Indeed, the Transfiguration is the personal experience of Jesus. Now, where in our Scriptures have we encountered this dazzling white before? Today’s Old Testament reading of course! You just heard it read in our first lesson. Moses’ face was so brilliant people couldn’t look at him, and he had to wear a cloth over his face. In Jesus’ blazing white his whole body was involved. What does this tell us, folks? This “passing”, this “exodus”, this morning carries us from the wonder of the Epiphany and its folktales, the Three Wise Men, or Kings, and the machinations of Herod, trying to catch his nemesis, a tiny baby who will replace him in Israel, smack into the struggles of Lent. Ours is a thoroughly Jewish faith, this event makes crystal clear. There’s work to be done, Jesus’ work, our work. What can we make of the very brilliance of heaven shining from anyone’s face? Here in this account from one of the Synoptic Gospels, we are ushered into one of the great moments in Scripture, the whole point and purpose of the Incarnation, or you could say the whole Bible and the Church and the Christian Faith, it’s all there, all summed up! The Transfiguration of Jesus in the presence of Moses and Elijah brings us to the very brink of Jesus’ self-immolation, his chosen death for us as the act of the supreme love of God for us all, sinner or saint though we be. “Greater love hath no man than this, that he lay down his life for his friends” as we know so well from the Gospel of John. Friends, not for nothing is the Church portrayed in St. Paul’s great image as the Body of Christ. Our Lord made his decision, his commitment, in this magnificent moment upon the Holy Mountain. Here and now you and I find our lives at stake. Do we walk with the Lord to Jerusalem? Do we put our own lives into his hands on the promise he made on our behalf and for our salvation? Off he goes, bound for Jerusalem. He knew perfectly well what was to follow. Do we know in our own lives? Are we with him?

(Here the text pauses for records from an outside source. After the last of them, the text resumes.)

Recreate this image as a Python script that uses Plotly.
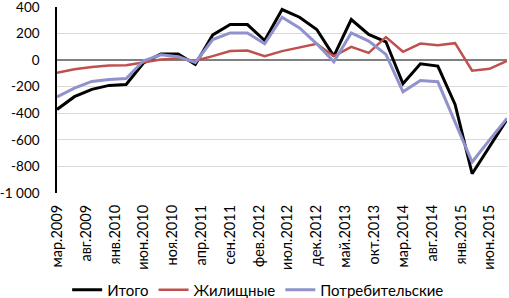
import plotly.graph_objects as go
import pandas as pd

dates = pd.date_range("2009-03-01", "2015-09-01", freq="3MS").strftime("%Y-%m-%d").tolist()

itogo = [-371, -275, -220, -190, -183, -20, 47, 47, -33, 190, 268, 268, 148, 381, 323,
         231, 30, 306, 193, 138, -178, -28, -45, -333, -855, -650, -446]
zhil = [-95, -68, -52, -40, -38, -15, 5, 13, -5, 30, 68, 73, 30, 68, 93,
        123, 30, 100, 55, 173, 63, 125, 113, 128, -80, -65, -5]
potreb = [-276, -210, -160, -145, -138, -5, 40, 25, -18, 155, 205, 205, 123, 323, 243,
          123, -13, 205, 143, 43, -238, -153, -163, -460, -767, -600, -438]

tick_dates = pd.date_range("2009-03-01", "2015-06-01", freq="5MS").strftime("%Y-%m-%d").tolist()
tick_text = ["мар.2009", "авг.2009", "янв.2010", "июн.2010", "ноя.2010", "апр.2011",
             "сен.2011", "фев.2012", "июл.2012", "дек.2012", "май.2013", "окт.2013",
             "мар.2014", "авг.2014", "янв.2015", "июн.2015"]
y_ticks = [400, 200, 0, -200, -400, -600, -800, -1000]
y_text = ["400", "200", "0", "-200", "-400", "-600", "-800", "-1 000"]

fig = go.Figure()
fig.add_trace(go.Scatter(x=dates, y=itogo, name="Итого", mode="lines",
                         line=dict(color="#000000", width=3)))
fig.add_trace(go.Scatter(x=dates, y=zhil, name="Жилищные", mode="lines",
                         line=dict(color="#C0504D", width=2.5)))
fig.add_trace(go.Scatter(x=dates, y=potreb, name="Потребительские", mode="lines",
                         line=dict(color="#8F92CC", width=3)))

fig.update_layout(
    width=509, height=298,
    margin=dict(l=57, r=2, t=7, b=105, autoexpand=False),
    paper_bgcolor="white", plot_bgcolor="white",
    font=dict(family="Lato, Liberation Sans, sans-serif", size=15, color="#000000"),
    showlegend=True,
    legend=dict(orientation="h", x=0.447, xanchor="center", y=-0.522, yanchor="middle",
                font=dict(size=15), itemwidth=30, traceorder="normal"),
    xaxis=dict(type="date", range=[dates[0], dates[-1]], tickmode="array",
               tickvals=tick_dates, ticktext=tick_text, tickangle=-90,
               tickfont=dict(size=14.5), showgrid=False, showline=False,
               zeroline=False, ticks="", ticklabelstandoff=8, automargin=False),
    yaxis=dict(range=[-1000, 400], tickmode="array", tickvals=y_ticks, ticktext=y_text,
               showgrid=True, gridcolor="#D9D9D9", gridwidth=1,
               zeroline=True, zerolinecolor="#808080", zerolinewidth=2,
               showline=True, linecolor="#000000", linewidth=1.5, automargin=False,
               ticks="", ticklabelstandoff=13, tickfont=dict(size=13.5),
               ticklabeloverflow="allow"),
)

fig.write_html("out.html", config={"displayModeBar": False},
               post_script="document.body.style.margin='0px';document.body.style.overflow='hidden';")
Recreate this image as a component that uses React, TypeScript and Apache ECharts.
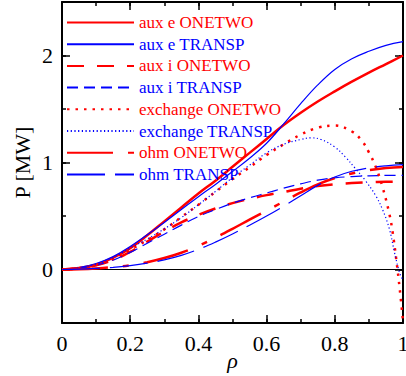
import React, { useEffect, useRef } from "react";
import * as echarts from "echarts";

// rho grid shared by aux e, aux i and ohm curves
const rhoGrid = [0, 0.05, 0.1, 0.15, 0.2, 0.25, 0.3, 0.35, 0.4, 0.45, 0.5, 0.55, 0.6, 0.65, 0.7, 0.75, 0.8, 0.85, 0.9, 0.95, 1];

const auxeOnetwo = [0, 0.015, 0.045, 0.11, 0.2, 0.32, 0.45, 0.58, 0.71, 0.83, 0.96, 1.09, 1.22, 1.35, 1.465, 1.57, 1.665, 1.755, 1.84, 1.92, 2.0];
const auxeTransp = [0, 0.018, 0.055, 0.12, 0.215, 0.325, 0.44, 0.56, 0.68, 0.795, 0.915, 1.04, 1.18, 1.36, 1.55, 1.725, 1.87, 1.97, 2.04, 2.095, 2.13];
const auxiOnetwo = [0, 0.012, 0.04, 0.09, 0.165, 0.26, 0.355, 0.44, 0.51, 0.57, 0.62, 0.66, 0.695, 0.725, 0.755, 0.78, 0.797, 0.808, 0.815, 0.82, 0.822];
const auxiTransp = [0, 0.012, 0.04, 0.088, 0.16, 0.245, 0.33, 0.415, 0.495, 0.56, 0.62, 0.67, 0.715, 0.76, 0.8, 0.835, 0.857, 0.868, 0.875, 0.879, 0.88];
const ohmOnetwo = [0, 0.003, 0.01, 0.022, 0.04, 0.068, 0.107, 0.157, 0.22, 0.297, 0.38, 0.466, 0.55, 0.635, 0.72, 0.795, 0.855, 0.898, 0.928, 0.948, 0.958];
const ohmTransp = [0, 0.003, 0.01, 0.02, 0.037, 0.06, 0.09, 0.132, 0.188, 0.256, 0.332, 0.414, 0.5, 0.592, 0.69, 0.786, 0.865, 0.918, 0.95, 0.969, 0.98];

const rhoExchOnetwo = [0, 0.05, 0.1, 0.15, 0.2, 0.25, 0.3, 0.35, 0.4, 0.45, 0.5, 0.55, 0.6, 0.65, 0.7, 0.75, 0.8, 0.85, 0.88, 0.9, 0.92, 0.94, 0.96, 0.97, 0.98, 0.99, 1];
const exchOnetwo = [0, 0.012, 0.042, 0.1, 0.185, 0.275, 0.375, 0.49, 0.605, 0.725, 0.845, 0.955, 1.07, 1.17, 1.26, 1.325, 1.345, 1.29, 1.2, 1.095, 0.96, 0.77, 0.52, 0.34, 0.1, -0.17, -0.48];

const rhoExchTransp = [0, 0.05, 0.1, 0.15, 0.2, 0.25, 0.3, 0.35, 0.4, 0.45, 0.5, 0.55, 0.6, 0.65, 0.7, 0.73, 0.76, 0.8, 0.83, 0.86, 0.89, 0.92, 0.94, 0.96, 0.975, 0.99, 1];
const exchTransp = [0, 0.015, 0.05, 0.11, 0.2, 0.285, 0.38, 0.485, 0.605, 0.73, 0.86, 0.975, 1.09, 1.17, 1.215, 1.23, 1.215, 1.145, 1.055, 0.945, 0.83, 0.69, 0.56, 0.38, 0.16, -0.03, -0.1];

const zeroLineX = [0, 1];
const zeroLineY = [0, 0];

const seriesNames = [
  "aux e ONETWO",
  "aux e TRANSP",
  "aux i ONETWO",
  "aux i TRANSP",
  "exchange ONETWO",
  "exchange TRANSP",
  "ohm ONETWO",
  "ohm TRANSP",
];

const yMajorTicks = [0, 1, 2];

export default function App() {
  const ref = useRef<HTMLDivElement>(null);

  useEffect(() => {
    const chart = echarts.init(ref.current!, null, { renderer: "svg" });
    const RED = "#ff0000";
    const BLUE = "#0000ff";
    const font = "'Liberation Serif', 'Times New Roman', serif";
    const pair = (xs: number[], ys: number[]) => xs.map((x, i) => [x, ys[i]]);
    const mk = (name: string, xs: number[], ys: number[], color: string, width: number, dash: any) => ({
      name,
      type: "line",
      data: pair(xs, ys),
      showSymbol: false,
      symbol: "none",
      smooth: 0.4,
      clip: true,
      lineStyle: { color, width, type: dash, cap: "butt" },
      itemStyle: { color },
      emphasis: { disabled: true },
      z: 3,
    });

    const frameLine = { show: true, onZero: false, lineStyle: { color: "#000", width: 2 } };
    const noLine = { show: false, onZero: false };
    const tickStyle = { color: "#000", width: 1.5 };

    const xBase = { type: "value", min: 0, max: 1, gridIndex: 0, splitLine: { show: false } };
    const yBase = { type: "value", min: -0.5, max: 2.5, interval: 0.5, gridIndex: 0, splitLine: { show: false } };

    const option: any = {
      animation: false,
      backgroundColor: "#fff",
      grid: { left: 62, right: 3, top: 2, bottom: 53, containLabel: false, outerBoundsMode: "none" },
      legend: {
        left: 61,
        top: 9,
        orient: "vertical",
        itemWidth: 67,
        itemHeight: 14,
        itemGap: 4.7,
        selectedMode: false,
        itemStyle: { opacity: 0, borderWidth: 0 },
        textStyle: { fontFamily: font, fontSize: 17, lineHeight: 17 },
        data: seriesNames.map((n) => ({
          name: n,
          textStyle: { color: n.includes("ONETWO") ? RED : BLUE },
        })),
      },
      xAxis: [
        {
          ...xBase,
          position: "bottom",
          interval: 0.2,
          axisLine: frameLine,
          axisTick: { show: true, inside: true, length: 8, lineStyle: tickStyle },
          axisLabel: {
            margin: 9,
            fontSize: 22,
            fontFamily: font,
            color: "#000",
            formatter: (v: number) => String(+v.toFixed(1)),
          },
          name: "ρ",
          nameLocation: "middle",
          nameGap: 26,
          nameMoveOverlap: false,
          nameTextStyle: { fontFamily: font, fontSize: 22, fontStyle: "italic", color: "#000" },
        },
        {
          ...xBase,
          position: "bottom",
          interval: 0.1,
          axisLine: noLine,
          axisTick: { show: true, inside: true, length: 4, lineStyle: tickStyle },
          axisLabel: { show: false },
        },
        {
          ...xBase,
          position: "top",
          interval: 0.2,
          axisLine: frameLine,
          axisTick: { show: true, inside: true, length: 8, lineStyle: tickStyle },
          axisLabel: { show: false },
        },
        {
          ...xBase,
          position: "top",
          interval: 0.1,
          axisLine: noLine,
          axisTick: { show: true, inside: true, length: 4, lineStyle: tickStyle },
          axisLabel: { show: false },
        },
      ],
      yAxis: [
        {
          ...yBase,
          position: "left",
          axisLine: frameLine,
          axisTick: { show: true, inside: true, length: 8, lineStyle: tickStyle, customValues: yMajorTicks },
          axisLabel: {
            margin: 9,
            fontSize: 22,
            fontFamily: font,
            color: "#000",
            customValues: yMajorTicks,
            formatter: (v: number) => (Math.abs(v - Math.round(v)) < 1e-6 ? String(Math.round(v)) : ""),
          },
          name: "P [MW]",
          nameLocation: "middle",
          nameGap: 29,
          nameMoveOverlap: false,
          nameTextStyle: { fontFamily: font, fontSize: 22, color: "#000" },
        },
        {
          ...yBase,
          position: "left",
          axisLine: noLine,
          axisTick: { show: true, inside: true, length: 4, lineStyle: tickStyle },
          axisLabel: { show: false },
        },
        {
          ...yBase,
          position: "right",
          axisLine: frameLine,
          axisTick: { show: true, inside: true, length: 8, lineStyle: tickStyle, customValues: yMajorTicks },
          axisLabel: { show: false },
        },
        {
          ...yBase,
          position: "right",
          axisLine: noLine,
          axisTick: { show: true, inside: true, length: 4, lineStyle: tickStyle },
          axisLabel: { show: false },
        },
      ],
      series: [
        {
          name: "zero",
          type: "line",
          data: pair(zeroLineX, zeroLineY),
          showSymbol: false,
          symbol: "none",
          lineStyle: { color: "#000", width: 1.2 },
          silent: true,
          z: 2,
        },
        mk(seriesNames[0], rhoGrid, auxeOnetwo, RED, 2.5, "solid"),
        mk(seriesNames[1], rhoGrid, auxeTransp, BLUE, 1.2, "solid"),
        mk(seriesNames[2], rhoGrid, auxiOnetwo, RED, 2.5, [17, 13]),
        mk(seriesNames[3], rhoGrid, auxiTransp, BLUE, 1.2, [11, 6]),
        mk(seriesNames[4], rhoExchOnetwo, exchOnetwo, RED, 2.5, [2.5, 6]),
        mk(seriesNames[5], rhoExchTransp, exchTransp, BLUE, 1.2, [1.2, 2.5]),
        mk(seriesNames[6], rhoGrid, ohmOnetwo, RED, 2.5, [46, 15, 6, 15]),
        mk(seriesNames[7], rhoGrid, ohmTransp, BLUE, 1.2, [38, 10]),
      ],
    };

    chart.setOption(option);
    return () => chart.dispose();
  }, []);

  return (
    <div
      ref={ref}
      style={{ position: "absolute", left: 0, top: 0, width: 406, height: 376, background: "#fff" }}
    />
  );
}
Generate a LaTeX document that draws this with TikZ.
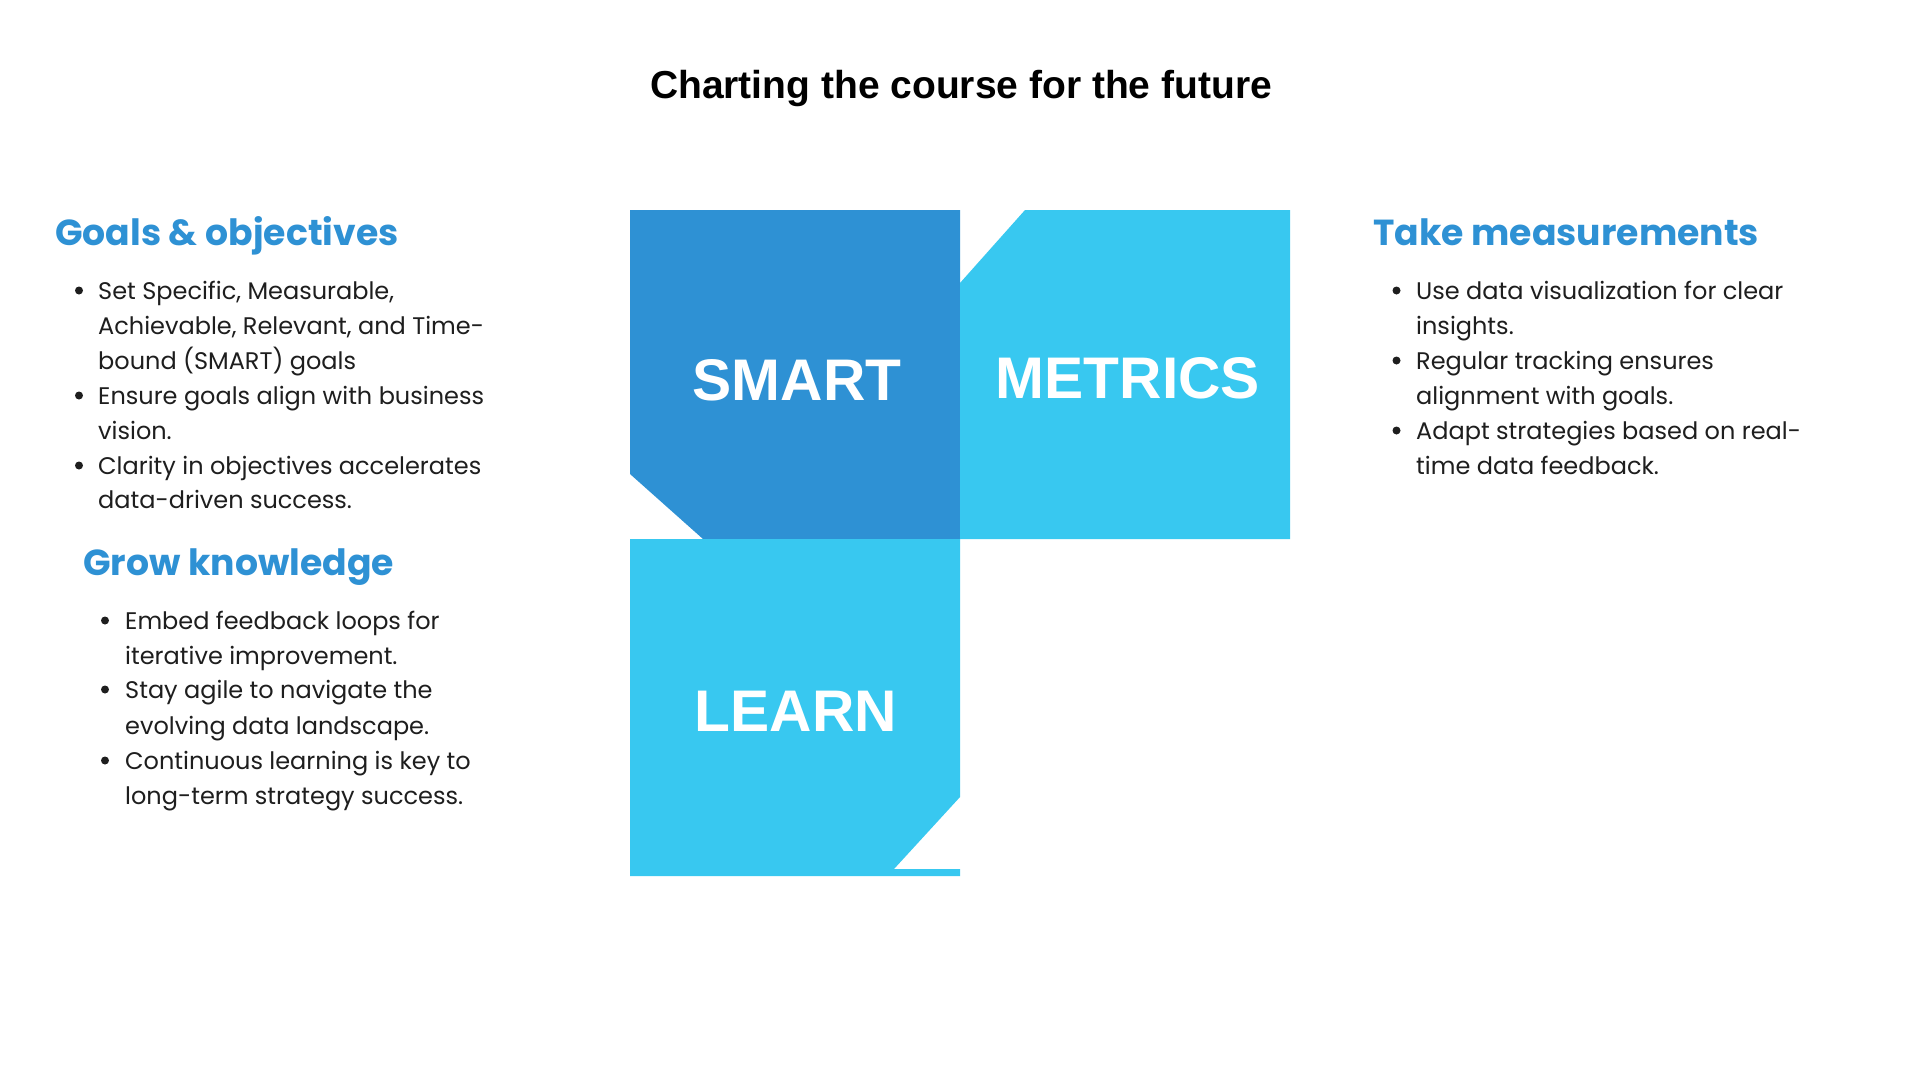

Enough! This is the shortest sermon I have ever written, 768 words. If I may conclude with a personal aside, let me acknowledge a highly significant coincidence from my own life. It happens the Bishop of Texas instituted me rector of Christ Church, Eagle Lake, on the 6th of August, 1989, a day that turned out to be the Feast of the Transfiguration! I didn’t plan that, but it remains precious to me. The temperature in August in Southeast Texas was close to 100 degrees that night, and our two air conditioning machines couldn’t begin to cope with a packed church and parish hall. Human bodies make a lot of heat!. A marvelous occasion, with champagne and goodies for all. I passed a great ten years there, preaching my heart out. Don’t tell me there’s nothing to coincidences! Some of the great moments of the lives of any one of us are utterly coincidental, wholly unprepared, never to be repeated. Our Lord knew what he was doing. So did St. Paul, our patron saint in this parish. Let us brace ourselves. See you Wednesday, at 10:30 a.m. and 7 p.m. We have plenty of ashes.